# Source material start

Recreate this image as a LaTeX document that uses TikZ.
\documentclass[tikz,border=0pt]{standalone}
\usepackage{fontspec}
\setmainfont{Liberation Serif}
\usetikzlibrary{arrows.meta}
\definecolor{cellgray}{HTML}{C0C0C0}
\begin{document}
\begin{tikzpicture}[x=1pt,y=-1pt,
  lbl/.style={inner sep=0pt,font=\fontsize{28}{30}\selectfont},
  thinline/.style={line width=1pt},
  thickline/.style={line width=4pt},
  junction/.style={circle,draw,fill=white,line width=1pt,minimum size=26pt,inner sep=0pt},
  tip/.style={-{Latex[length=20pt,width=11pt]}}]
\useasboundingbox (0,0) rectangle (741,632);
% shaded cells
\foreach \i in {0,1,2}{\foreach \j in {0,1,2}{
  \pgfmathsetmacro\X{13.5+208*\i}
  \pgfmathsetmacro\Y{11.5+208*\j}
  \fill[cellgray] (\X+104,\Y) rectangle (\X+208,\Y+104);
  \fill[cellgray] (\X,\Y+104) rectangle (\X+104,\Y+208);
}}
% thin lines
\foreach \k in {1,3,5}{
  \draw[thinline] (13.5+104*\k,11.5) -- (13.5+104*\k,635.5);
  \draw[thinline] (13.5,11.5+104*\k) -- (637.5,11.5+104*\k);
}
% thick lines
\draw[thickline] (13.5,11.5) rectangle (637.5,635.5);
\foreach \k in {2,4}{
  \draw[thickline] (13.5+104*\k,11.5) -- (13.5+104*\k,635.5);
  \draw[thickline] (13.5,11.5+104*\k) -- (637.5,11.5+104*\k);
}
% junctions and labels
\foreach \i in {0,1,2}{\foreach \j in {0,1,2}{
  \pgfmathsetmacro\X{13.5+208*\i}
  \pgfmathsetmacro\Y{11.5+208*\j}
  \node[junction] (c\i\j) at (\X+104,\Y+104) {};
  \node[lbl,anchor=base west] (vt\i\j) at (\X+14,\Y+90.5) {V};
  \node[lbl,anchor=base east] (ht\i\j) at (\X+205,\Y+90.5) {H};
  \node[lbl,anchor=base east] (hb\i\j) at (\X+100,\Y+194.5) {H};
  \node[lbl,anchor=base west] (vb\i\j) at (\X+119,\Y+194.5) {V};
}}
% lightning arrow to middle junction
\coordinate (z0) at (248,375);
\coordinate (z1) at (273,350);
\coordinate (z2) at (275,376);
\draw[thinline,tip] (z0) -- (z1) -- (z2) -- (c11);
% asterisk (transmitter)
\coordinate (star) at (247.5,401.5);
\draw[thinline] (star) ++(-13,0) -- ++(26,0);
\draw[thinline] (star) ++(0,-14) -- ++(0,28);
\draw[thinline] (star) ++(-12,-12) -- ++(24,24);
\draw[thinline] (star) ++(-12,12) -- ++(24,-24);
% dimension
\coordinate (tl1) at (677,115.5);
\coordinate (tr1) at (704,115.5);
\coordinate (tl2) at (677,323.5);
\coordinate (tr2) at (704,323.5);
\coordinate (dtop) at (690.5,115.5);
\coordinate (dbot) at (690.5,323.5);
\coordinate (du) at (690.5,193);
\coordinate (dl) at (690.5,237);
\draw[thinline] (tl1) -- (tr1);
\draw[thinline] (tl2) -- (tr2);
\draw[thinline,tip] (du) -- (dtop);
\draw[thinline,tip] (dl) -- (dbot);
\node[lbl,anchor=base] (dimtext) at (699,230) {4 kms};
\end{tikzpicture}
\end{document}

# Source material end

**Given request:** Emit the full listing verbatim.

**Solution for this task:**
Recreate this image as a LaTeX document that uses TikZ.
\documentclass[tikz,border=0pt]{standalone}
\usepackage{fontspec}
\setmainfont{Liberation Serif}
\usetikzlibrary{arrows.meta}
\definecolor{cellgray}{HTML}{C0C0C0}
\begin{document}
\begin{tikzpicture}[x=1pt,y=-1pt,
  lbl/.style={inner sep=0pt,font=\fontsize{28}{30}\selectfont},
  thinline/.style={line width=1pt},
  thickline/.style={line width=4pt},
  junction/.style={circle,draw,fill=white,line width=1pt,minimum size=26pt,inner sep=0pt},
  tip/.style={-{Latex[length=20pt,width=11pt]}}]
\useasboundingbox (0,0) rectangle (741,632);
% shaded cells
\foreach \i in {0,1,2}{\foreach \j in {0,1,2}{
  \pgfmathsetmacro\X{13.5+208*\i}
  \pgfmathsetmacro\Y{11.5+208*\j}
  \fill[cellgray] (\X+104,\Y) rectangle (\X+208,\Y+104);
  \fill[cellgray] (\X,\Y+104) rectangle (\X+104,\Y+208);
}}
% thin lines
\foreach \k in {1,3,5}{
  \draw[thinline] (13.5+104*\k,11.5) -- (13.5+104*\k,635.5);
  \draw[thinline] (13.5,11.5+104*\k) -- (637.5,11.5+104*\k);
}
% thick lines
\draw[thickline] (13.5,11.5) rectangle (637.5,635.5);
\foreach \k in {2,4}{
  \draw[thickline] (13.5+104*\k,11.5) -- (13.5+104*\k,635.5);
  \draw[thickline] (13.5,11.5+104*\k) -- (637.5,11.5+104*\k);
}
% junctions and labels
\foreach \i in {0,1,2}{\foreach \j in {0,1,2}{
  \pgfmathsetmacro\X{13.5+208*\i}
  \pgfmathsetmacro\Y{11.5+208*\j}
  \node[junction] (c\i\j) at (\X+104,\Y+104) {};
  \node[lbl,anchor=base west] (vt\i\j) at (\X+14,\Y+90.5) {V};
  \node[lbl,anchor=base east] (ht\i\j) at (\X+205,\Y+90.5) {H};
  \node[lbl,anchor=base east] (hb\i\j) at (\X+100,\Y+194.5) {H};
  \node[lbl,anchor=base west] (vb\i\j) at (\X+119,\Y+194.5) {V};
}}
% lightning arrow to middle junction
\coordinate (z0) at (248,375);
\coordinate (z1) at (273,350);
\coordinate (z2) at (275,376);
\draw[thinline,tip] (z0) -- (z1) -- (z2) -- (c11);
% asterisk (transmitter)
\coordinate (star) at (247.5,401.5);
\draw[thinline] (star) ++(-13,0) -- ++(26,0);
\draw[thinline] (star) ++(0,-14) -- ++(0,28);
\draw[thinline] (star) ++(-12,-12) -- ++(24,24);
\draw[thinline] (star) ++(-12,12) -- ++(24,-24);
% dimension
\coordinate (tl1) at (677,115.5);
\coordinate (tr1) at (704,115.5);
\coordinate (tl2) at (677,323.5);
\coordinate (tr2) at (704,323.5);
\coordinate (dtop) at (690.5,115.5);
\coordinate (dbot) at (690.5,323.5);
\coordinate (du) at (690.5,193);
\coordinate (dl) at (690.5,237);
\draw[thinline] (tl1) -- (tr1);
\draw[thinline] (tl2) -- (tr2);
\draw[thinline,tip] (du) -- (dtop);
\draw[thinline,tip] (dl) -- (dbot);
\node[lbl,anchor=base] (dimtext) at (699,230) {4 kms};
\end{tikzpicture}
\end{document}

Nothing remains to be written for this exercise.